Gustavus Adolphus pastry (Gustav Adolfsbakelse) is a pastry traditionally eaten on 6 November in Sweden, Gustavus Adolphus Day, the death day of King Gustavus Adolphus. It is especially popular in Gothenburg, a city founded by the king.

The pastry was created around 1900. Candy with the image of the king was sold by a konditorei in Gothenburg since the 1850s. The earliest mention of a pastry is from the Western parts of Sweden during the 1890s, where the pastry probably was created around the festivities when a statue of the king was erected in Gothenburg on a square, that since then is known as Gustaf Adolfs torg ("Gustavus Adolphus Square"). One Gothenburg bakery, Bräutigams, claims to have created it in the early 20th century, with the years 1905 or 1909 mentioned.
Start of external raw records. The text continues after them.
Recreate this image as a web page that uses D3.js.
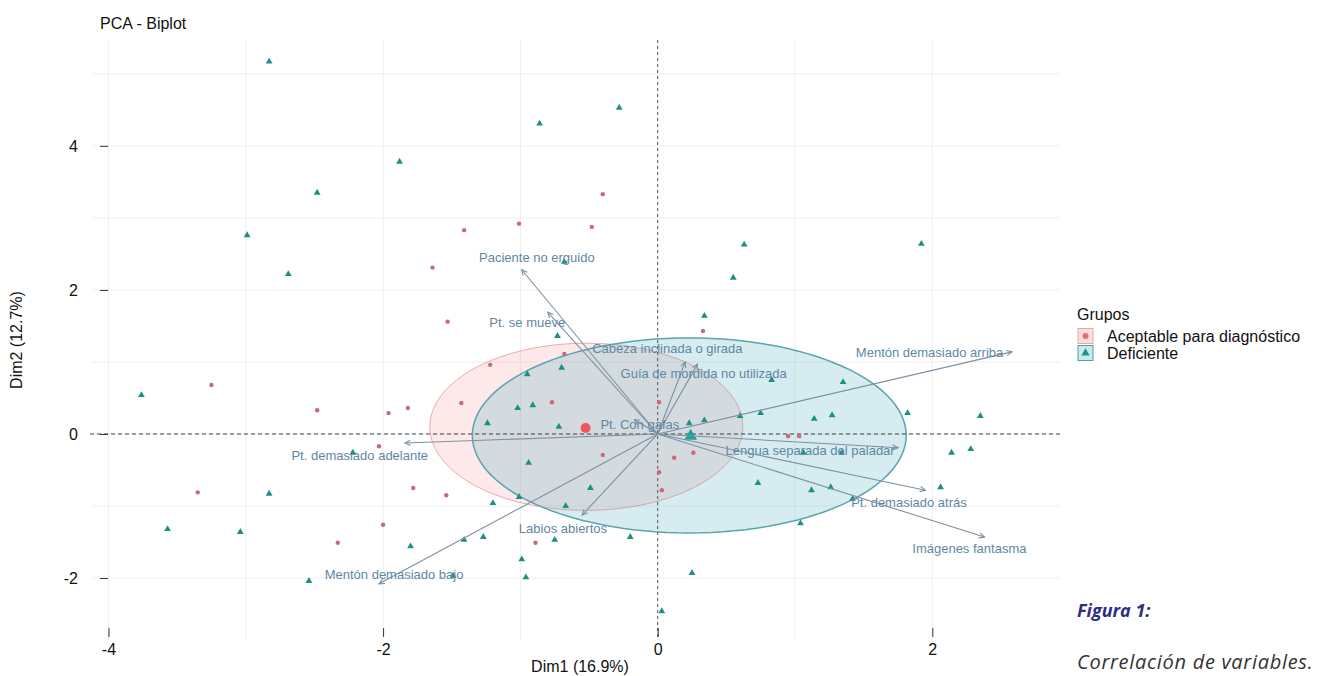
<!DOCTYPE html>
<html>
<head>
  <meta charset="utf-8" />
  <script src="https://d3js.org/d3.v7.min.js"></script>
  <style>
    * { margin: 0; padding: 0; box-sizing: border-box; }
    body { background: #fff; width: 1317px; height: 676px; overflow: hidden; }
    svg { display: block; font-family: "Liberation Sans", Arial, sans-serif; }
    .caption { font-family: "Open Sans", "Noto Sans", sans-serif; font-style: italic; }
  </style>
</head>
<body>
  <svg width="1317" height="676"></svg>

  <script>
    // Individuals, group "Deficiente" (Dim1, Dim2)
    const defX = [-2.83, -1.88, -2.48, -2.99, -2.69, -0.86, -0.28, 0.63, -0.68, 0.55, 0.34, 1.92,
      -0.73, -0.70, -0.95, 0.83, 1.35, -3.76, -1.02, -0.91, -1.24, -0.72, 0.23, 0.34, 0.60, 0.75,
      1.14, 1.27, 1.82, 2.35, 1.06, 1.34, 2.14, 2.28, -2.22, -0.94, -0.49, 0.73, 1.12, 1.26, 2.06,
      -2.83, -3.57, -3.04, -1.20, -1.01, -0.67, 1.04, -1.80, -1.41, -1.27, -0.75, -0.20, -0.99,
      -0.96, 0.25, 0.03, -1.49, -2.54, 1.42];
    const defY = [5.17, 3.78, 3.35, 2.76, 2.22, 4.31, 4.53, 2.63, 2.39, 2.17, 1.64, 2.64,
      1.36, 0.92, 0.83, 0.75, 0.72, 0.54, 0.36, 0.40, 0.15, 0.10, 0.15, 0.19, 0.25, 0.29,
      0.21, 0.26, 0.29, 0.25, -0.26, -0.26, -0.26, -0.21, -0.26, -0.40, -0.75, -0.68, -0.78, -0.74, -0.74,
      -0.83, -1.32, -1.36, -0.96, -0.875, -1.00, -1.24, -1.56, -1.47, -1.43, -1.47, -1.43, -1.74,
      -1.99, -1.93, -2.46, -1.97, -2.04, -0.90];

    // Individuals, group "Aceptable para diagnóstico"
    const aceX = [-0.40, -1.41, -1.01, -0.48, -1.64, -1.53, 0.33, -0.68, -1.22, -1.43, -1.82, -0.77,
      -3.25, -2.48, -1.96, -2.03, 0.01, -0.40, 0.12, 0.26, 0.95, 1.03, 0.01, 0.03, -1.78, -1.54,
      -3.35, -2.00, -2.33, -0.89];
    const aceY = [3.33, 2.83, 2.92, 2.875, 2.31, 1.56, 1.43, 1.11, 0.96, 0.43, 0.36, 0.44,
      0.68, 0.33, 0.29, -0.17, 0.44, -0.29, -0.33, -0.26, -0.03, -0.03, -0.53, -0.78, -0.75, -0.85,
      -0.81, -1.26, -1.51, -1.51];

    // Group means
    const groups = ["Aceptable para diagnóstico", "Deficiente"];
    const meanX = [-0.525, 0.24];
    const meanY = [0.083, -0.03];

    // Concentration ellipses: centre, semi-axes (data units)
    const ellCx = [-0.52, 0.23];
    const ellCy = [0.10, -0.02];
    const ellRx = [1.14, 1.58];
    const ellRy = [1.16, 1.354];

    // Variables: arrow tips and label anchors
    const varNames = ["Paciente no erguido", "Pt. se mueve", "Cabeza inclinada o girada",
      "Guía de mordida no utilizada", "Pt. Con gafas", "Mentón demasiado arriba",
      "Lengua separada del paladar", "Pt. demasiado atrás", "Imágenes fantasma",
      "Labios abiertos", "Mentón demasiado bajo", "Pt. demasiado adelante"];
    const varX = [-0.99, -0.80, 0.20, 0.29, -0.17, 2.58, 1.75, 1.95, 2.38, -0.55, -2.03, -1.84];
    const varY = [2.28, 1.69, 1.00, 0.97, 0.20, 1.14, -0.19, -0.78, -1.43, -1.125, -2.08, -0.125];
    const labX = [-0.88, -0.95, 0.07, 0.335, -0.13, 1.98, 1.11, 1.83, 2.27, -0.69, -1.92, -2.17];
    const labY = [2.43, 1.54, 1.17, 0.82, 0.12, 1.11, -0.25, -0.96, -1.61, -1.33, -1.97, -0.32];

    const xTicks = [-4, -2, 0, 2];
    const yTicks = [-2, 0, 2, 4];

    const pinkPt = "#cb6a73", tealPt = "#1d9084";

    const svg = d3.select("svg");
    const x = d3.scaleLinear().domain([-4.12, 2.93]).range([92, 1060]);
    const y = d3.scaleLinear().domain([-2.86, 5.47]).range([640, 40]);

    // grid
    const grid = svg.append("g");
    grid.selectAll(".gx").data(d3.range(-4, 3)).join("line")
      .attr("x1", d => x(d)).attr("x2", d => x(d))
      .attr("y1", y.range()[1]).attr("y2", y.range()[0])
      .attr("stroke", "#efefef").attr("stroke-width", 1);
    grid.selectAll(".gy").data(d3.range(-2, 6)).join("line")
      .attr("x1", x.range()[0]).attr("x2", x.range()[1])
      .attr("y1", d => y(d)).attr("y2", d => y(d))
      .attr("stroke", "#efefef").attr("stroke-width", 1);

    // ellipses
    const ellLine = d3.line().x(d => x(d[0])).y(d => y(d[1]));
    const ellFill = ["rgba(245,135,140,0.18)", "rgba(70,168,185,0.22)"];
    const ellStroke = ["#f0a9ab", "#5aa4ad"];
    const ellWidth = [1, 1.5];
    groups.forEach((g, i) => {
      const pts = d3.range(0, 121).map(k => {
        const t = k / 120 * 2 * Math.PI;
        return [ellCx[i] + ellRx[i] * Math.cos(t), ellCy[i] + ellRy[i] * Math.sin(t)];
      });
      svg.append("path").attr("d", ellLine(pts))
        .attr("fill", ellFill[i]).attr("stroke", ellStroke[i]).attr("stroke-width", ellWidth[i]);
    });

    // reference lines
    svg.append("line").attr("x1", 90).attr("x2", x.range()[1]).attr("y1", y(0)).attr("y2", y(0))
      .attr("stroke", "#444").attr("stroke-width", 1).attr("stroke-dasharray", "4,3");
    svg.append("line").attr("x1", x(0)).attr("x2", x(0)).attr("y1", y.range()[1]).attr("y2", y.range()[0])
      .attr("stroke", "#555").attr("stroke-width", 1).attr("stroke-dasharray", "3,3");

    // individuals
    svg.append("g").selectAll("circle").data(aceX).join("circle")
      .attr("cx", d => x(d)).attr("cy", (d, i) => y(aceY[i])).attr("r", 2.2)
      .attr("fill", pinkPt);
    const tri = d3.symbol().type(d3.symbolTriangle).size(20);
    svg.append("g").selectAll("path").data(defX).join("path")
      .attr("d", tri)
      .attr("transform", (d, i) => `translate(${x(d)},${y(defY[i])})`)
      .attr("fill", tealPt);

    // group means
    svg.append("circle").attr("cx", x(meanX[0])).attr("cy", y(meanY[0])).attr("r", 5).attr("fill", "#f0575a");
    svg.append("path").attr("d", d3.symbol().type(d3.symbolTriangle).size(70))
      .attr("transform", `translate(${x(meanX[1])},${y(meanY[1])})`).attr("fill", "#1aa398");

    // variable arrows
    const arrowCol = "#7d91a3";
    const vars = svg.append("g");
    varNames.forEach((n, i) => {
      const x0 = x(0), y0 = y(0), x1 = x(varX[i]), y1 = y(varY[i]);
      vars.append("line").attr("x1", x0).attr("y1", y0).attr("x2", x1).attr("y2", y1)
        .attr("stroke", arrowCol).attr("stroke-width", 1.1);
      const a = Math.atan2(y1 - y0, x1 - x0), L = 6, w = 0.45;
      vars.append("path")
        .attr("d", `M${x1 - L * Math.cos(a - w)},${y1 - L * Math.sin(a - w)}L${x1},${y1}L${x1 - L * Math.cos(a + w)},${y1 - L * Math.sin(a + w)}`)
        .attr("fill", "none").attr("stroke", arrowCol).attr("stroke-width", 1.1);
      vars.append("text").attr("x", x(labX[i])).attr("y", y(labY[i]))
        .attr("text-anchor", "middle").attr("dominant-baseline", "middle")
        .attr("font-size", 13).attr("fill", "#5f87a3").text(n);
    });

    // axes
    const fmt = d => String(d);
    const ya = svg.append("g").attr("transform", "translate(108,0)")
      .call(d3.axisLeft(y).tickValues(yTicks).tickFormat(fmt).tickSize(8).tickPadding(22));
    const xa = svg.append("g").attr("transform", "translate(0,628)")
      .call(d3.axisBottom(x).tickValues(xTicks).tickFormat(fmt).tickSize(9).tickPadding(7));
    [ya, xa].forEach(a => {
      a.select(".domain").remove();
      a.selectAll("line").attr("stroke", "#333");
      a.selectAll("text").attr("font-size", 16).attr("fill", "#111")
        .attr("font-family", "Liberation Sans, Arial, sans-serif");
    });

    // titles
    svg.append("text").attr("x", 100).attr("y", 29).attr("font-size", 16).attr("fill", "#111").text("PCA - Biplot");
    svg.append("text").attr("x", 580).attr("y", 672).attr("text-anchor", "middle")
      .attr("font-size", 16).attr("fill", "#111").text("Dim1 (16.9%)");
    svg.append("text").attr("transform", "translate(22,340) rotate(-90)").attr("text-anchor", "middle")
      .attr("font-size", 16).attr("fill", "#111").text("Dim2 (12.7%)");

    // legend
    const leg = svg.append("g").attr("transform", "translate(1077,0)");
    leg.append("text").attr("x", 0).attr("y", 320).attr("font-size", 16).attr("fill", "#111").text("Grupos");
    const keyFill = ["#fbdfe0", "#c9e9ee"], keyStroke = ["#e9a6aa", "#4d9fa9"];
    groups.forEach((g, i) => {
      const cy = 336 + i * 17;
      leg.append("rect").attr("x", 1).attr("y", cy - 7.5).attr("width", 15).attr("height", 15)
        .attr("fill", keyFill[i]).attr("stroke", keyStroke[i]).attr("stroke-width", 1);
      if (i === 0) leg.append("circle").attr("cx", 8.5).attr("cy", cy).attr("r", 3).attr("fill", "#ea6a72");
      else leg.append("path").attr("d", d3.symbol().type(d3.symbolTriangle).size(30))
        .attr("transform", `translate(8.5,${cy})`).attr("fill", "#1f9487");
      leg.append("text").attr("x", 30).attr("y", cy + 6).attr("font-size", 16).attr("fill", "#111").text(g);
    });

    // figure caption
    svg.append("text").attr("class", "caption").attr("x", 1077).attr("y", 617)
      .attr("font-size", 18).attr("font-weight", "bold").attr("fill", "#2e2f86").text("Figura 1:");
    svg.append("text").attr("class", "caption").attr("x", 1077).attr("y", 669)
      .attr("font-size", 20).attr("letter-spacing", 0.7).attr("fill", "#333").text("Correlación de variables.");
  </script>
</body>
</html>
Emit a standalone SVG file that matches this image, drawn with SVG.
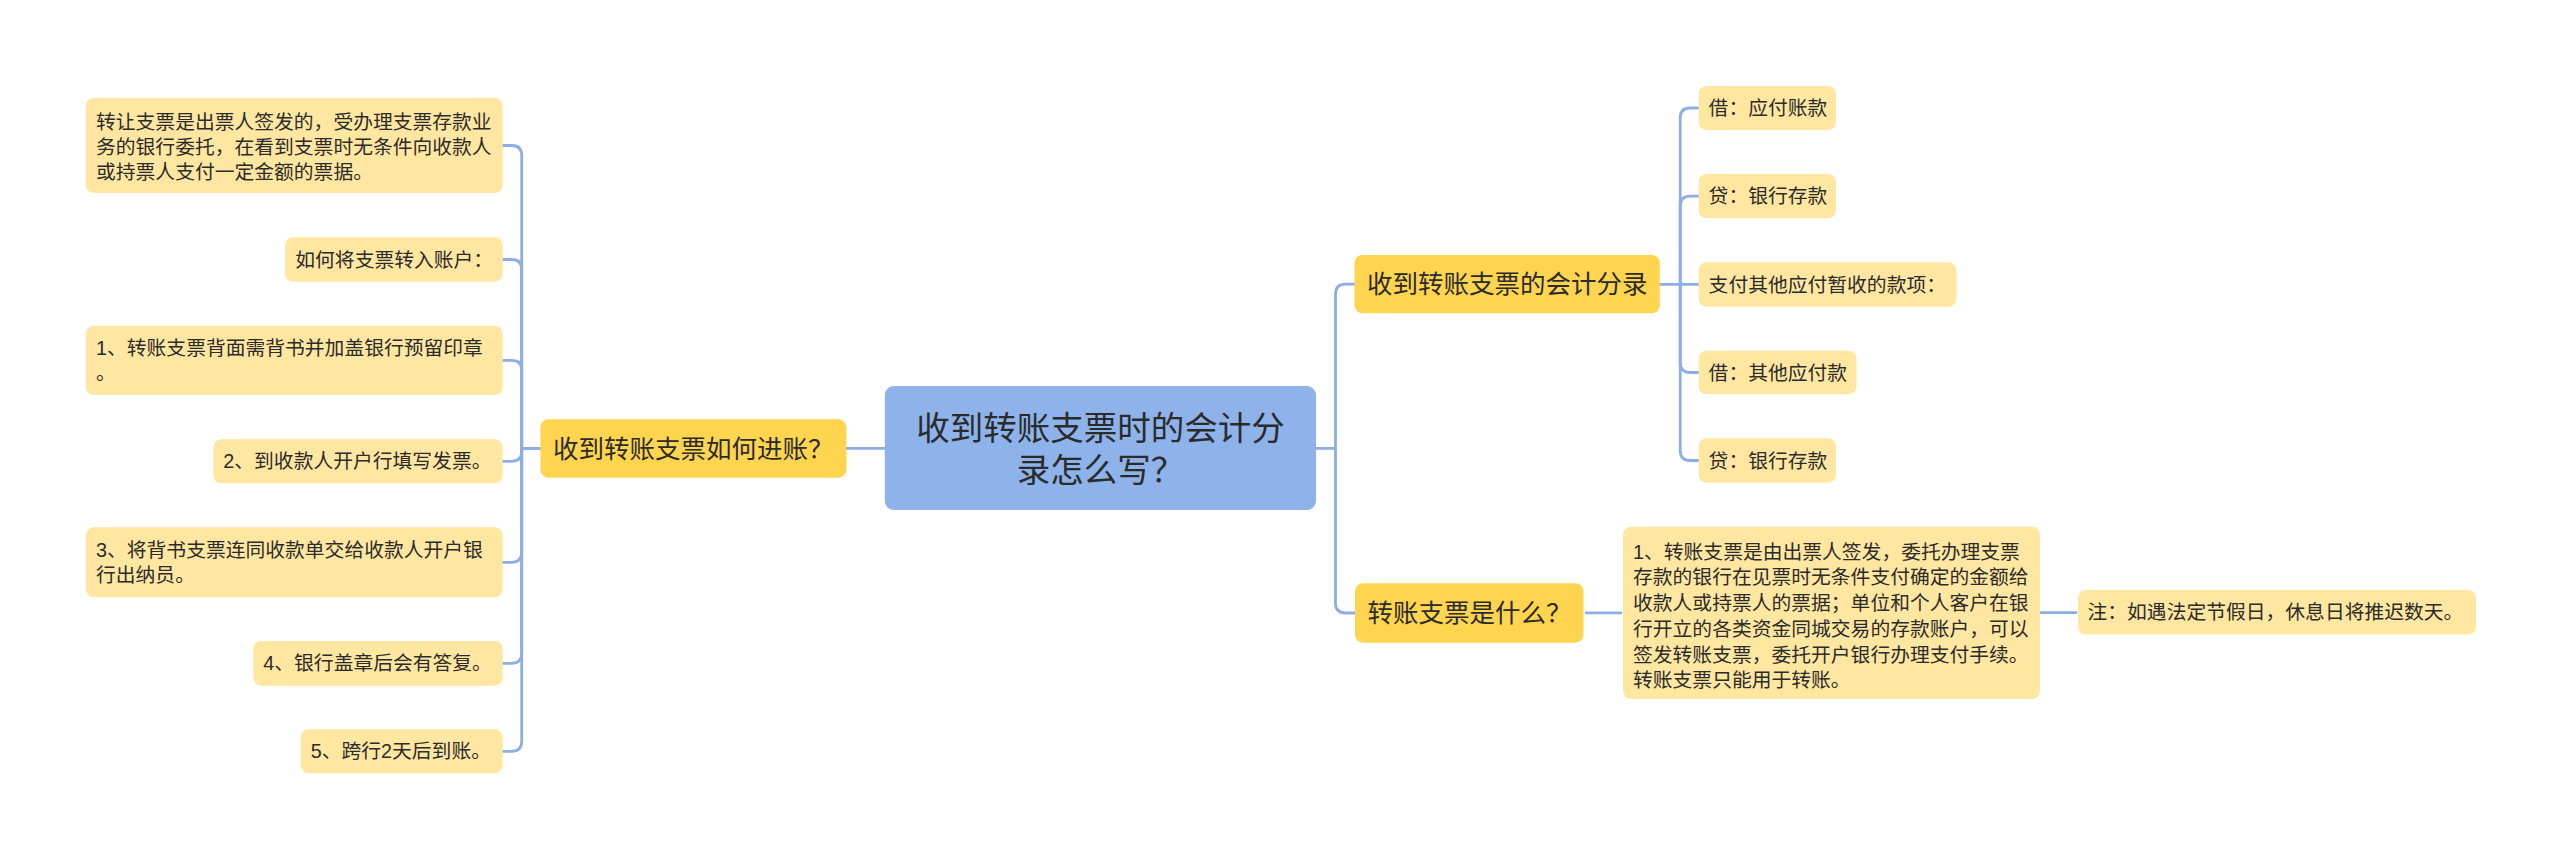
<svg xmlns="http://www.w3.org/2000/svg" width="2560" height="860" viewBox="0 0 2560 860">
<style>
.leaf{fill:#FFE7A2;}
.branch{fill:#FFD44E;}
.root{fill:#8EB3EA;}
text{font-family:"Liberation Sans","Noto Sans CJK SC",sans-serif;fill:#2b2b2b;}
.t1{font-size:19.8px;}
.t2{font-size:25.5px;}
.t0{font-size:33.5px;text-anchor:middle;}
.conn{fill:none;stroke:#8DADE6;stroke-width:2.8;stroke-linecap:round;stroke-linejoin:round;}
</style>
<rect width="2560" height="860" fill="#ffffff"/>
<g id="connectors">
<path class="conn" d="M884.8 448.4 H846.4"/>
<path class="conn" d="M540.4 448.5 H521.7 V155.5 Q521.7 145.5 511.7 145.5 H502.7"/>
<path class="conn" d="M521.7 448.5 V269.5 Q521.7 259.5 511.7 259.5 H502.7"/>
<path class="conn" d="M521.7 448.5 V370.3 Q521.7 360.3 511.7 360.3 H502.7"/>
<path class="conn" d="M521.7 448.5 V451.3 Q521.7 461.3 511.7 461.3 H502.7"/>
<path class="conn" d="M521.7 448.5 V552.3 Q521.7 562.3 511.7 562.3 H502.7"/>
<path class="conn" d="M521.7 448.5 V653.3 Q521.7 663.3 511.7 663.3 H502.7"/>
<path class="conn" d="M521.7 448.5 V741.3 Q521.7 751.3 511.7 751.3 H502.7"/>
<path class="conn" d="M1316 448.4 H1335.5 V294.2 Q1335.5 284.2 1345.5 284.2 H1354.5"/>
<path class="conn" d="M1335.5 448.4 V603 Q1335.5 613 1345.5 613 H1355"/>
<path class="conn" d="M1659.8 284.3 H1680.2 V118 Q1680.2 108 1690.2 108 H1698.6"/>
<path class="conn" d="M1680.2 284.3 V206.2 Q1680.2 196.2 1690.2 196.2 H1698.6"/>
<path class="conn" d="M1680.2 284.3 H1698.6"/>
<path class="conn" d="M1680.2 284.3 V362.5 Q1680.2 372.5 1690.2 372.5 H1698.6"/>
<path class="conn" d="M1680.2 284.3 V450.5 Q1680.2 460.5 1690.2 460.5 H1698.6"/>
<path class="conn" d="M1586 612.8 H1621"/>
<path class="conn" d="M2041 612.6 H2076"/>
</g>
<g id="root">
<rect class="root" x="884.8" y="386" width="431.2" height="124" rx="9"/>
<text class="t0" x="1100.4" y="440">收到转账支票时的会计分</text>
<text class="t0" x="1100.4" y="482">录怎么写？</text>
</g>
<g id="branch-left">
<rect class="branch" x="540.4" y="419.3" width="306" height="58.4" rx="8"/>
<text class="t2" x="553" y="457.5">收到转账支票如何进账？</text>
</g>
<g id="leaf-l1">
<rect class="leaf" x="85.7" y="98" width="417" height="95" rx="8"/>
<text class="t1" x="96" y="128.7">转让支票是出票人签发的，受办理支票存款业</text>
<text class="t1" x="96" y="153.7">务的银行委托，在看到支票时无条件向收款人</text>
<text class="t1" x="96" y="178.7">或持票人支付一定金额的票据。</text>
</g>
<g id="leaf-l2">
<rect class="leaf" x="285" y="237.3" width="217.7" height="44.4" rx="8"/>
<text class="t1" x="295.3" y="266.7">如何将支票转入账户：</text>
</g>
<g id="leaf-l3">
<rect class="leaf" x="85.7" y="325.7" width="417" height="69.3" rx="8"/>
<text class="t1" x="96" y="354.8">1、转账支票背面需背书并加盖银行预留印章</text>
<text class="t1" x="96" y="379.8">。</text>
</g>
<g id="leaf-l4">
<rect class="leaf" x="213.3" y="439.3" width="289.4" height="44" rx="8"/>
<text class="t1" x="223.3" y="468.3">2、到收款人开户行填写发票。</text>
</g>
<g id="leaf-l5">
<rect class="leaf" x="85.7" y="527.3" width="417" height="70" rx="8"/>
<text class="t1" x="96" y="556.8">3、将背书支票连同收款单交给收款人开户银</text>
<text class="t1" x="96" y="581.8">行出纳员。</text>
</g>
<g id="leaf-l6">
<rect class="leaf" x="253.3" y="641" width="249.4" height="44.7" rx="8"/>
<text class="t1" x="263.3" y="670.3">4、银行盖章后会有答复。</text>
</g>
<g id="leaf-l7">
<rect class="leaf" x="300.7" y="729.3" width="202" height="44" rx="8"/>
<text class="t1" x="310.7" y="758.3">5、跨行2天后到账。</text>
</g>
<g id="branch-r1">
<rect class="branch" x="1354.5" y="255" width="305.3" height="58.3" rx="8"/>
<text class="t2" x="1367" y="293.2">收到转账支票的会计分录</text>
</g>
<g id="leaf-r1">
<rect class="leaf" x="1698.6" y="86" width="137.4" height="44" rx="8"/>
<text class="t1" x="1708.6" y="115">借：应付账款</text>
</g>
<g id="leaf-r2">
<rect class="leaf" x="1698.6" y="174" width="137.4" height="44.3" rx="8"/>
<text class="t1" x="1708.6" y="203.2">贷：银行存款</text>
</g>
<g id="leaf-r3">
<rect class="leaf" x="1698.6" y="262.3" width="257.9" height="44.4" rx="8"/>
<text class="t1" x="1708.6" y="291.5">支付其他应付暂收的款项：</text>
</g>
<g id="leaf-r4">
<rect class="leaf" x="1698.6" y="350.7" width="157.9" height="43.6" rx="8"/>
<text class="t1" x="1708.6" y="379.5">借：其他应付款</text>
</g>
<g id="leaf-r5">
<rect class="leaf" x="1698.6" y="438.3" width="137.4" height="44.4" rx="8"/>
<text class="t1" x="1708.6" y="467.5">贷：银行存款</text>
</g>
<g id="branch-r2">
<rect class="branch" x="1355" y="583.3" width="228.5" height="59.4" rx="8"/>
<text class="t2" x="1367.5" y="622">转账支票是什么？</text>
</g>
<g id="leaf-r6">
<rect class="leaf" x="1623" y="526.7" width="417" height="172.3" rx="8"/>
<text class="t1" x="1633" y="558.7">1、转账支票是由出票人签发，委托办理支票</text>
<text class="t1" x="1633" y="584.4">存款的银行在见票时无条件支付确定的金额给</text>
<text class="t1" x="1633" y="610.1">收款人或持票人的票据；单位和个人客户在银</text>
<text class="t1" x="1633" y="635.8">行开立的各类资金同城交易的存款账户，可以</text>
<text class="t1" x="1633" y="661.5">签发转账支票，委托开户银行办理支付手续。</text>
<text class="t1" x="1633" y="687.2">转账支票只能用于转账。</text>
</g>
<g id="leaf-r7">
<rect class="leaf" x="2078" y="590" width="398" height="44.5" rx="8"/>
<text class="t1" x="2087.5" y="619.3">注：如遇法定节假日，休息日将推迟数天。</text>
</g>
</svg>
Recipes for the pastry vary locally but most versions have a portrait of the king on the top, usually made of chocolate or marzipan. In 2003, a competition arranged by Livrustkammaren and Gastronomiska akademien ("Gastronomic Academy of Sweden") elected a winner without the king's portrait. The Swedish bakeries and konditoreis, however, preferred their old versions, so the attempt to establish a standard Gustavus Adolphus pastry failed. Exactly how many Gustav Adolphus pastries are sold in November each year is not known. The newspaper Göteborgs-Tidningen in 2009 approximated the total Swedish sales and consumption to more than 10,000.